(Code that draws figures)
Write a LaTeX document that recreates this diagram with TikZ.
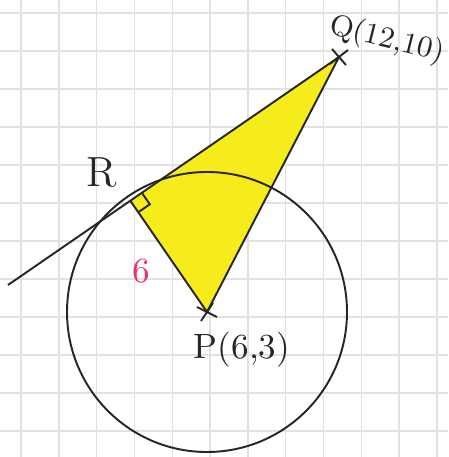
\documentclass[tikz,border=0pt]{standalone}
\usepackage{tikz}
\usetikzlibrary{calc}
\definecolor{gridx}{HTML}{E2E2E2}
\definecolor{yellowx}{HTML}{F6EC1C}
\definecolor{pinkx}{HTML}{E8336E}
\tikzset{
  pen/.style={line width=0.55pt,black!85},
  lbl/.style={font=\normalsize,inner sep=1pt,black!85}
}
\begin{document}
\begin{tikzpicture}[x=1mm,y=1mm]
\useasboundingbox (0,0) rectangle (44.8,45.7);
\def\r{14.0}
\foreach \i in {0,...,11} \draw[gridx,line width=0.4pt] (2.1+3.78*\i,0)--(2.1+3.78*\i,45.7);
\foreach \j in {0,...,11} \draw[gridx,line width=0.4pt] (0,44.4-3.8*\j)--(44.8,44.4-3.8*\j);
\coordinate (P) at (20.7,14.5);
\coordinate (Q) at (33.9,40.0);
\coordinate (T) at (0.8,17.2);
\coordinate (R) at ($(T)!(P)!(Q)$);
\fill[yellowx] (P)--(Q)--(R)--cycle;
\draw[pen] (P) circle (\r);
\draw[pen] (T)--(Q);
\draw[pen] (R)--(P)--(Q);
% right angle at R
\coordinate (ra) at ($(R)!1.4mm!(Q)$);
\coordinate (rb) at ($(R)!1.4mm!(P)$);
\draw[pen] (ra)--($(ra)+(rb)-(R)$)--(rb);
% crosses
\draw[pen] ($(Q)+(-0.9,-0.7)$)--($(Q)+(0.9,0.7)$) ($(Q)+(-0.7,0.8)$)--($(Q)+(0.7,-0.8)$);
\draw[pen] ($(P)+(-1.0,0.5)$)--($(P)+(1.0,-0.5)$) ($(P)+(-0.6,-0.9)$)--($(P)+(0.6,0.9)$);
\node[lbl,font=\large] (Rl) at (10.2,28.4) {R};
\node[lbl,font=\fontsize{8.5}{10}\selectfont,rotate=-14] (Ql) at (38.7,41.7) {Q(12,10)};
\node[lbl] (Pl) at (24.2,10.7) {P(6,3)};
\node[lbl,text=pinkx] (six) at (14.1,18.6) {6};
\end{tikzpicture}
\end{document}
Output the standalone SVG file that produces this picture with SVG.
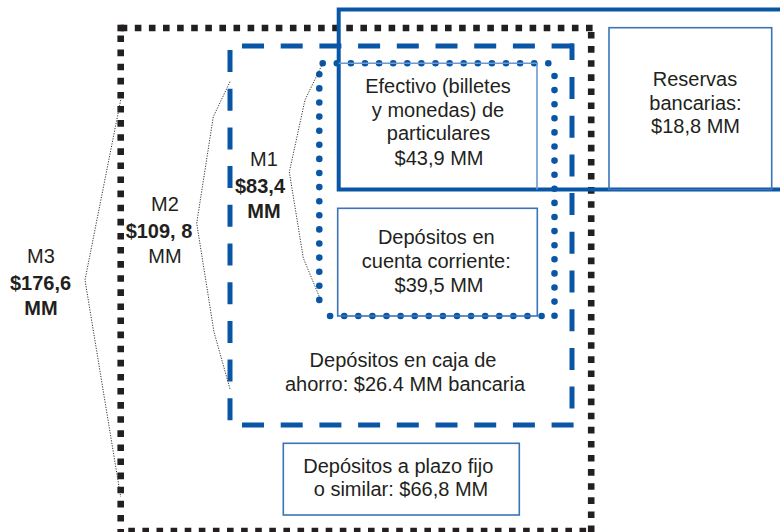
<svg xmlns="http://www.w3.org/2000/svg" width="780" height="532" viewBox="0 0 780 532">
<style>
  text { font-family: "Liberation Sans", Arial, sans-serif; font-size: 20px; fill: #231f20; text-anchor: middle; }
  .b { font-weight: bold; }
  .sq { stroke: #231f20; stroke-width: 6.6; fill: none; stroke-dasharray: 6.6 7.5; }
  .dash { stroke: #0a56a6; stroke-width: 5; fill: none; stroke-dasharray: 22 16.7; }
  .dot { stroke: #0a56a6; stroke-width: 6.6; fill: none; stroke-linecap: round; stroke-dasharray: 0.01 14.09; }
  .solid { stroke: #0a56a6; stroke-width: 4; fill: none; }
  .thin { stroke: #3b74bb; stroke-width: 1.6; fill: none; }
  .light { stroke: #6c9ad0; stroke-width: 1.6; fill: none; }
  .brk { stroke: #333; stroke-width: 1; fill: none; stroke-dasharray: 1.2 1.4; }
</style>
<rect width="780" height="532" fill="#ffffff"/>

<g id="m3">
  <line class="sq" x1="120.7" y1="28" x2="595" y2="28"/>
  <rect x="117.4" y="24.7" width="6.6" height="6.6" fill="#231f20"/>
  <line class="sq" x1="120.7" y1="35.5" x2="120.7" y2="532"/>
  <line class="sq" x1="591.2" y1="32" x2="591.2" y2="532"/>
  <line class="sq" x1="120.7" y1="531" x2="594" y2="531" stroke-dashoffset="6.5"/>
  <text x="41" y="262.7">M3</text>
  <text class="b" x="40.5" y="290">$176,6</text>
  <text class="b" x="41" y="315">MM</text>
</g>

<g id="base">
  <path class="solid" d="M790,9.5 H338.7 V189.5 H790"/>
</g>

<g id="m2">
  <line class="dash" x1="230" y1="46" x2="575" y2="46" stroke-dashoffset="26.7"/>
  <line class="dash" x1="572" y1="43.5" x2="572" y2="60" stroke-dasharray="none"/>
  <line class="dash" x1="572" y1="77" x2="572" y2="425"/>
  <line class="dash" x1="230" y1="425" x2="575" y2="425" stroke-dashoffset="26.7"/>
  <line class="dash" x1="230" y1="46" x2="230" y2="425" stroke-dashoffset="34.7"/>
  <text x="165" y="210.7">M2</text>
  <text class="b" x="159" y="237.7">$109, 8</text>
  <text x="165" y="263.3">MM</text>
</g>

<g id="m1">
  <line class="dot" x1="322.7" y1="63.3" x2="549" y2="63.3"/>
  <line class="dot" x1="554.5" y1="76" x2="554.5" y2="316.5"/>
  <line class="dot" x1="541.6" y1="316" x2="330" y2="316"/>
  <line class="dot" x1="319.3" y1="74.3" x2="319.3" y2="314"/>
  <text x="264" y="166">M1</text>
  <text class="b" x="260" y="192.7">$83,4</text>
  <text class="b" x="264" y="218.3">MM</text>
</g>

<g id="efectivo">
  <path class="light" d="M338.7,63.3 H537 V189.5"/>
  <text x="438" y="93.3">Efectivo (billetes</text>
  <text x="438" y="116.8">y monedas) de</text>
  <text x="438.5" y="140.3">particulares</text>
  <text x="439" y="164.8">$43,9 MM</text>
</g>

<g id="reservas">
  <rect class="thin" x="609" y="27.7" width="162.7" height="161.8"/>
  <text x="695" y="86">Reservas</text>
  <text x="695.5" y="109.7">bancarias:</text>
  <text x="695.5" y="133.3">$18,8 MM</text>
</g>

<g id="cuenta">
  <rect class="thin" x="337.7" y="208.3" width="199.6" height="107.7"/>
  <text x="436.3" y="244.3">Depósitos en</text>
  <text x="436.3" y="267.8">cuenta corriente:</text>
  <text x="439" y="291.7">$39,5 MM</text>
</g>

<g id="caja">
  <text x="403" y="367.3">Depósitos en caja de</text>
  <text x="405" y="390.7">ahorro: $26.4 MM bancaria</text>
</g>

<g id="plazo">
  <rect class="thin" x="283.3" y="443.3" width="236" height="71.7"/>
  <text x="398.3" y="472.7">Depósitos a plazo fijo</text>
  <text x="401" y="496">o similar: $66,8 MM</text>
</g>

<g id="connectors">
  <polyline class="brk" points="322.7,63.3 305,100 289.3,172 303.3,258 320,298.3"/>
  <polyline class="brk" points="230,81.7 213.3,116.7 196.7,223.3 214,332 230,389"/>
  <polyline class="brk" points="120.7,100 85,280 120.7,497"/>
</g>
</svg>
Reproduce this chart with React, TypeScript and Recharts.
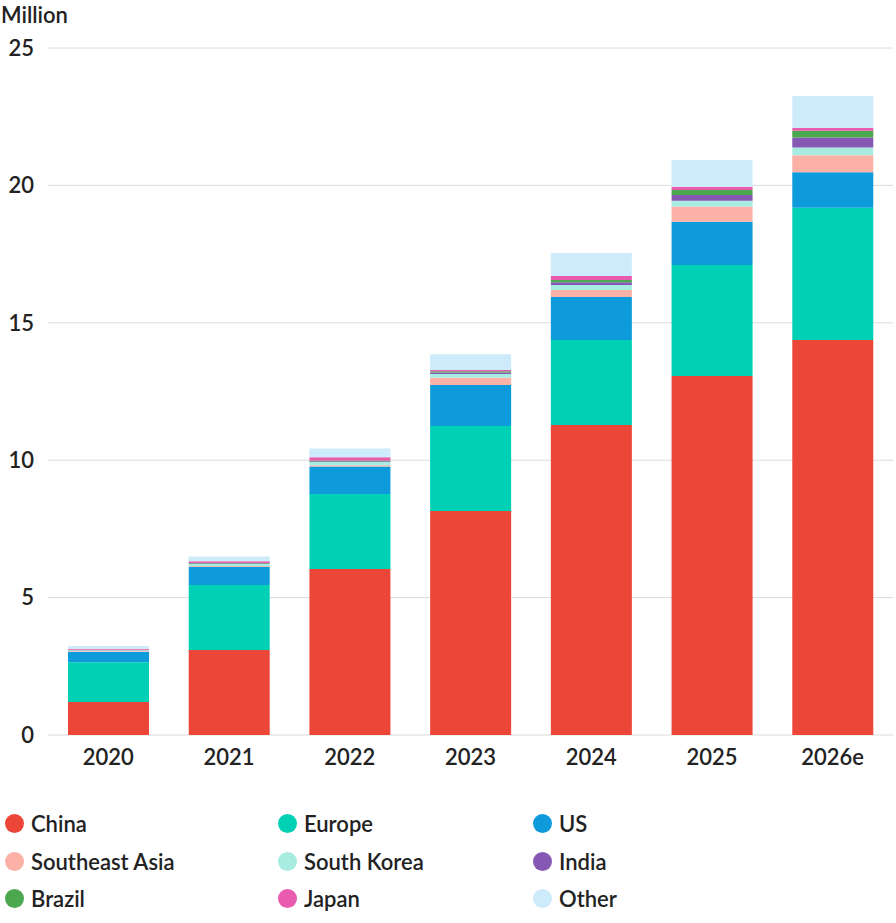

■ **TASK BRIEF**
Reproduce every entry word for word, but skip any pictures.

■ **ANSWER**
Write a LaTeX document that recreates this diagram with TikZ.
\documentclass[tikz,border=0pt]{standalone}
\usepackage{tikz}
\usetikzlibrary{calc}
\definecolor{gridx}{HTML}{E2E2E2}
\definecolor{yellowx}{HTML}{F6EC1C}
\definecolor{pinkx}{HTML}{E8336E}
\tikzset{
  pen/.style={line width=0.55pt,black!85},
  lbl/.style={font=\normalsize,inner sep=1pt,black!85}
}
\begin{document}
\begin{tikzpicture}[x=1mm,y=1mm]
\useasboundingbox (0,0) rectangle (44.8,45.7);
\def\r{14.0}
\foreach \i in {0,...,11} \draw[gridx,line width=0.4pt] (2.1+3.78*\i,0)--(2.1+3.78*\i,45.7);
\foreach \j in {0,...,11} \draw[gridx,line width=0.4pt] (0,44.4-3.8*\j)--(44.8,44.4-3.8*\j);
\coordinate (P) at (20.7,14.5);
\coordinate (Q) at (33.9,40.0);
\coordinate (T) at (0.8,17.2);
\coordinate (R) at ($(T)!(P)!(Q)$);
\fill[yellowx] (P)--(Q)--(R)--cycle;
\draw[pen] (P) circle (\r);
\draw[pen] (T)--(Q);
\draw[pen] (R)--(P)--(Q);
% right angle at R
\coordinate (ra) at ($(R)!1.4mm!(Q)$);
\coordinate (rb) at ($(R)!1.4mm!(P)$);
\draw[pen] (ra)--($(ra)+(rb)-(R)$)--(rb);
% crosses
\draw[pen] ($(Q)+(-0.9,-0.7)$)--($(Q)+(0.9,0.7)$) ($(Q)+(-0.7,0.8)$)--($(Q)+(0.7,-0.8)$);
\draw[pen] ($(P)+(-1.0,0.5)$)--($(P)+(1.0,-0.5)$) ($(P)+(-0.6,-0.9)$)--($(P)+(0.6,0.9)$);
\node[lbl,font=\large] (Rl) at (10.2,28.4) {R};
\node[lbl,font=\fontsize{8.5}{10}\selectfont,rotate=-14] (Ql) at (38.7,41.7) {Q(12,10)};
\node[lbl] (Pl) at (24.2,10.7) {P(6,3)};
\node[lbl,text=pinkx] (six) at (14.1,18.6) {6};
\end{tikzpicture}
\end{document}
Output the standalone SVG file that produces this picture with SVG.
<svg xmlns="http://www.w3.org/2000/svg" width="780" height="532" viewBox="0 0 780 532">
<style>
  text { font-family: "Liberation Sans", Arial, sans-serif; font-size: 20px; fill: #231f20; text-anchor: middle; }
  .b { font-weight: bold; }
  .sq { stroke: #231f20; stroke-width: 6.6; fill: none; stroke-dasharray: 6.6 7.5; }
  .dash { stroke: #0a56a6; stroke-width: 5; fill: none; stroke-dasharray: 22 16.7; }
  .dot { stroke: #0a56a6; stroke-width: 6.6; fill: none; stroke-linecap: round; stroke-dasharray: 0.01 14.09; }
  .solid { stroke: #0a56a6; stroke-width: 4; fill: none; }
  .thin { stroke: #3b74bb; stroke-width: 1.6; fill: none; }
  .light { stroke: #6c9ad0; stroke-width: 1.6; fill: none; }
  .brk { stroke: #333; stroke-width: 1; fill: none; stroke-dasharray: 1.2 1.4; }
</style>
<rect width="780" height="532" fill="#ffffff"/>

<g id="m3">
  <line class="sq" x1="120.7" y1="28" x2="595" y2="28"/>
  <rect x="117.4" y="24.7" width="6.6" height="6.6" fill="#231f20"/>
  <line class="sq" x1="120.7" y1="35.5" x2="120.7" y2="532"/>
  <line class="sq" x1="591.2" y1="32" x2="591.2" y2="532"/>
  <line class="sq" x1="120.7" y1="531" x2="594" y2="531" stroke-dashoffset="6.5"/>
  <text x="41" y="262.7">M3</text>
  <text class="b" x="40.5" y="290">$176,6</text>
  <text class="b" x="41" y="315">MM</text>
</g>

<g id="base">
  <path class="solid" d="M790,9.5 H338.7 V189.5 H790"/>
</g>

<g id="m2">
  <line class="dash" x1="230" y1="46" x2="575" y2="46" stroke-dashoffset="26.7"/>
  <line class="dash" x1="572" y1="43.5" x2="572" y2="60" stroke-dasharray="none"/>
  <line class="dash" x1="572" y1="77" x2="572" y2="425"/>
  <line class="dash" x1="230" y1="425" x2="575" y2="425" stroke-dashoffset="26.7"/>
  <line class="dash" x1="230" y1="46" x2="230" y2="425" stroke-dashoffset="34.7"/>
  <text x="165" y="210.7">M2</text>
  <text class="b" x="159" y="237.7">$109, 8</text>
  <text x="165" y="263.3">MM</text>
</g>

<g id="m1">
  <line class="dot" x1="322.7" y1="63.3" x2="549" y2="63.3"/>
  <line class="dot" x1="554.5" y1="76" x2="554.5" y2="316.5"/>
  <line class="dot" x1="541.6" y1="316" x2="330" y2="316"/>
  <line class="dot" x1="319.3" y1="74.3" x2="319.3" y2="314"/>
  <text x="264" y="166">M1</text>
  <text class="b" x="260" y="192.7">$83,4</text>
  <text class="b" x="264" y="218.3">MM</text>
</g>

<g id="efectivo">
  <path class="light" d="M338.7,63.3 H537 V189.5"/>
  <text x="438" y="93.3">Efectivo (billetes</text>
  <text x="438" y="116.8">y monedas) de</text>
  <text x="438.5" y="140.3">particulares</text>
  <text x="439" y="164.8">$43,9 MM</text>
</g>

<g id="reservas">
  <rect class="thin" x="609" y="27.7" width="162.7" height="161.8"/>
  <text x="695" y="86">Reservas</text>
  <text x="695.5" y="109.7">bancarias:</text>
  <text x="695.5" y="133.3">$18,8 MM</text>
</g>

<g id="cuenta">
  <rect class="thin" x="337.7" y="208.3" width="199.6" height="107.7"/>
  <text x="436.3" y="244.3">Depósitos en</text>
  <text x="436.3" y="267.8">cuenta corriente:</text>
  <text x="439" y="291.7">$39,5 MM</text>
</g>

<g id="caja">
  <text x="403" y="367.3">Depósitos en caja de</text>
  <text x="405" y="390.7">ahorro: $26.4 MM bancaria</text>
</g>

<g id="plazo">
  <rect class="thin" x="283.3" y="443.3" width="236" height="71.7"/>
  <text x="398.3" y="472.7">Depósitos a plazo fijo</text>
  <text x="401" y="496">o similar: $66,8 MM</text>
</g>

<g id="connectors">
  <polyline class="brk" points="322.7,63.3 305,100 289.3,172 303.3,258 320,298.3"/>
  <polyline class="brk" points="230,81.7 213.3,116.7 196.7,223.3 214,332 230,389"/>
  <polyline class="brk" points="120.7,100 85,280 120.7,497"/>
</g>
</svg>
Reproduce this chart with React, TypeScript and Recharts.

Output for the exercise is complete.